Ler para escrever: dos fragmentos às conexões

Continuo a pensar sobre a escrita. Hoje, caminho também para as questões da leitura. Segundo muitos pesquisadores da área, escreve bem quem lê bem. Porém, há um espaço gigante que merece ser discutido sobre o que é fazer essas duas ações bem. Do meu ponto de vista, há coisas que moram nas entrelinhas que merecem atenção: se eu considero que tal autor escreve bem, são percepções minhas, a partir do que eu conheço sobre literatura, arte e, principalmente a sociedade em que vivo. Se concordo com o autor, a chance de eu considerá-lo muito bom é maior. Se discordo, vou buscar provas para fazer valer a minha ideia.

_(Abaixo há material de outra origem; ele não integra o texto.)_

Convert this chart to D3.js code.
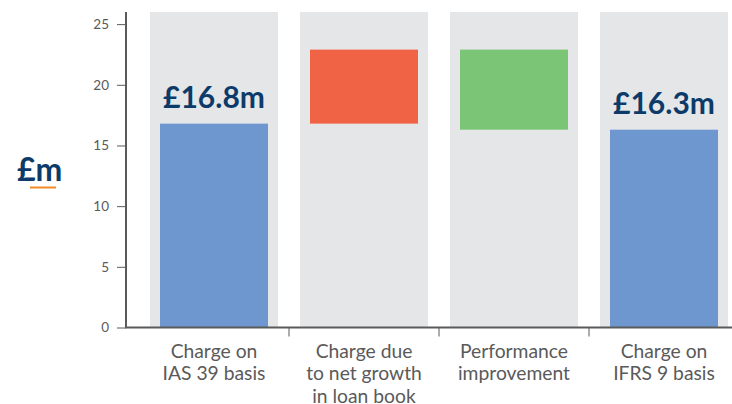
<!DOCTYPE html>
<html>
<head>
<meta charset="utf-8">
<script src="https://cdn.jsdelivr.net/npm/d3@7"></script>
<style>
  body { margin: 0; background: #fff; }
  svg { display: block; }
</style>
</head>
<body>
<div id="chart-area"></div>
<script>
// categories (lines of each x label) and waterfall steps in £m
const categories = [
    ['Charge on', 'IAS 39 basis'],
    ['Charge due', 'to net growth', 'in loan book'],
    ['Performance', 'improvement'],
    ['Charge on', 'IFRS 9 basis']
]
const values = [16.8, 6.1, -6.6, 16.3]
const kinds = ['total', 'increase', 'decrease', 'total']
const valueLabels = ['£16.8m', '', '', '£16.3m']
const yTicks = [0, 5, 10, 15, 20, 25]

const width = 732
const height = 404
const axisX = 126
const plotTop = 12
const plotBottom = 327.5

const colors = {
    total: '#6f97cf',
    increase: '#f06445',
    decrease: '#7bc577',
    band: '#e5e6e8',
    navy: '#0d3b69',
    axis: '#5a5a5a',
    text: '#5a5a5a'
}

const svg = d3.select('#chart-area')
              .append('svg')
              .attr('width', width)
              .attr('height', height)

// running totals for the waterfall
let running = 0
const bars = values.map((v, i) => {
    let start, end
    if (kinds[i] === 'total') {
        start = 0
        end = v
        running = v
    } else {
        start = running
        end = running + v
        running = end
    }
    return { key: i, start: start, end: end, kind: kinds[i], label: valueLabels[i] }
})

const x = d3.scaleBand()
            .domain(d3.range(categories.length))
            .range([139, 739])
            .paddingInner(22 / 150)
            .paddingOuter(11 / 150)

const y = d3.scaleLinear()
            .domain([0, 26])
            .range([plotBottom, plotTop])

// grey background columns
svg.selectAll('rect.band')
   .data(bars)
   .enter()
   .append('rect')
   .attr('class', 'band')
   .attr('x', d => x(d.key))
   .attr('y', y(26))
   .attr('width', x.bandwidth())
   .attr('height', y(0) - y(26))
   .attr('fill', colors.band)

const inset = 10
svg.selectAll('rect.bar')
   .data(bars)
   .enter()
   .append('rect')
   .attr('class', 'bar')
   .attr('x', d => x(d.key) + inset)
   .attr('y', d => y(Math.max(d.start, d.end)))
   .attr('width', x.bandwidth() - inset * 2)
   .attr('height', d => Math.abs(y(d.start) - y(d.end)))
   .attr('fill', d => colors[d.kind])

svg.selectAll('text.value')
   .data(bars.filter(d => d.label))
   .enter()
   .append('text')
   .attr('class', 'value')
   .attr('x', d => x(d.key) + x.bandwidth() / 2)
   .attr('y', d => y(d.end) - 16)
   .attr('text-anchor', 'middle')
   .attr('font-family', 'Lato, sans-serif')
   .attr('font-weight', 'bold')
   .attr('font-size', '30px')
   .attr('fill', colors.navy)
   .text(d => d.label)

// y axis
const yAxisCall = d3.axisLeft(y)
                    .tickValues(yTicks)
                    .tickSize(9)
                    .tickPadding(8)
                    .tickSizeOuter(0)

const yAxis = svg.append('g')
   .attr('transform', 'translate(' + axisX + ', 0)')
   .call(yAxisCall)
yAxis.select('.domain').remove()
yAxis.selectAll('line').attr('stroke', colors.axis)
yAxis.selectAll('text')
     .attr('font-family', 'Lato, sans-serif')
     .attr('font-size', '13.5px')
     .attr('fill', colors.text)

svg.append('line')
   .attr('x1', axisX).attr('x2', axisX)
   .attr('y1', plotTop).attr('y2', plotBottom)
   .attr('stroke', colors.axis)
   .attr('stroke-width', 2)

// x axis
svg.append('line')
   .attr('x1', axisX - 1).attr('x2', width)
   .attr('y1', plotBottom).attr('y2', plotBottom)
   .attr('stroke', colors.axis)
   .attr('stroke-width', 2)

const boundaries = d3.range(1, categories.length).map(i => x(i) - x.step() * x.paddingInner() / 2)
svg.selectAll('line.divider')
   .data(boundaries)
   .enter()
   .append('line')
   .attr('class', 'divider')
   .attr('x1', d => d).attr('x2', d => d)
   .attr('y1', plotBottom).attr('y2', plotBottom + 9)
   .attr('stroke', colors.axis)
   .attr('stroke-width', 1)

const labels = svg.selectAll('text.cat')
   .data(categories)
   .enter()
   .append('text')
   .attr('class', 'cat')
   .attr('text-anchor', 'middle')
   .attr('font-family', 'Lato, sans-serif')
   .attr('font-size', '19.3px')
   .attr('fill', colors.text)

labels.selectAll('tspan')
   .data((d, i) => d.map(line => ({ line: line, i: i })))
   .enter()
   .append('tspan')
   .attr('x', d => x(d.i) + x.bandwidth() / 2)
   .attr('y', (d, j) => 358 + j * 22.3)
   .text(d => d.line)

// unit label
svg.append('text')
   .attr('x', 17)
   .attr('y', 181)
   .attr('font-family', 'Lato, sans-serif')
   .attr('font-weight', 'bold')
   .attr('font-size', '32px')
   .attr('fill', colors.navy)
   .text('£m')

svg.append('line')
   .attr('x1', 30).attr('x2', 56)
   .attr('y1', 187.5).attr('y2', 187.5)
   .attr('stroke', '#f08a24')
   .attr('stroke-width', 2)
</script>
</body>
</html>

Virginia Woolf, no livro “Orlando“, registrou:

Nenhuma paixão é mais forte, no peito humano, que o desejo de impor aos demais a própria crença. Nada também corta tão pela raiz nossa felicidade e nos encoleriza tanto como sabermos que outros menosprezam o que exaltamos. […] Não é o amor à verdade, mas o desejo de prevalecer que levanta bairro contra bairro e faz uma paróquia desejar a derrota de outra paróquia. Cada qual procura paz de espírito e sujeição, mais do que o triunfo da verdade e a exaltação da virtude. (p. 83)

Então, dentro do meu universo, das minhas ideias e caminhos, chego a Paulo Freire que, com sua linguagem tão humana, como se estivesse a todo tempo nos dando as suas mãos da solidariedade, escreveu:

“A leitura do mundo precede sempre a leitura da palavra, e a leitura desta implica a continuidade da leitura daquele. (…) este movimento do mundo à palavra e da palavra ao mundo está sempre presente. Movimento em que a palavra dita flui do mundo mesmo através da leitura que dele fazemos. De alguma maneira, porém, podemos ir mais longe e dizer que a leitura da palavra não é apenas precedida pela leitura do mundo, mas por certa forma de escrevê-lo ou reescrevê-lo, quer dizer, de transformá-lo através de nossa prática consciente.” (A importância do ato de ler)

Esse mundo em que vivemos, pode ser visto como algo tão conectado ou também encarado como fragmentos. Paulo Freire, me faz entender que o melhor é essa conexão, pois assim acredito que é possível mergulhar com mais profundidade. A minha vida ao mesmo tempo é a arte, a minha família, a política, minhas crenças, meus livros, meu trabalho, os amigos, meu marido, minha gata etc. Assim, eu leio o mundo, sou lida por ele e escrevo. E nesse processo de escrever, releio o mundo e junto os fragmentos. Afinal, não é porque acredito nas conexões que nego a existência dos fragmentos. Porém, o meu ato de ler e escrever está em função de juntar os fragmentos, de transformá-los em conexões, em vivências que me tirem do conforto, que me transbordem.

Paulo Coimbra Guedes, no livro “Da redação à produção textual“, traz, a partir de seus estudos sobre Paulo Freire, uma definição muito adequada sobre o ato de escrever: “Escrever é fazer a arqueologia de uma compreensão ao longo de uma experiência existencial.” (p. 21)

Agora, partindo do ponto inicial sobre os motivos que me levaram a fazer esses registros, é tudo porque estou em um processo maravilhoso de compreender mais essa questão do ler e escrever, pois desejo poder colaborar mais com meus alunos e com minhas próprias aulas sobre a produção de texto. E, novamente:

  • dentro do meu pequeno mundo, o que leio e o que escrevo pode transformar e inspirar?
  • o que eles (meus alunos), dentro do pequeno mundo deles, pode transformar e inspirar?
  • como nos conectamos uma vez que viemos de lugares tão diferentes, temos idades tão diferentes e vemos e interagimos com o mundo de uma forma tão diferente?

Das lições dos livros:

  • essa conexão pode vir do ato de escutar. A conversa, que é uma leitura de mundo e uma leitura do outro, é um excelente caminho;
  • não tornar ilegítima a ideia do outro. Não anular a visão de mundo do outro. Trazer sempre a oportunidade das conexões;
  • cada um com seus fragmentos e disposição para o mudar o mundo podem, por fim, construir um bom texto.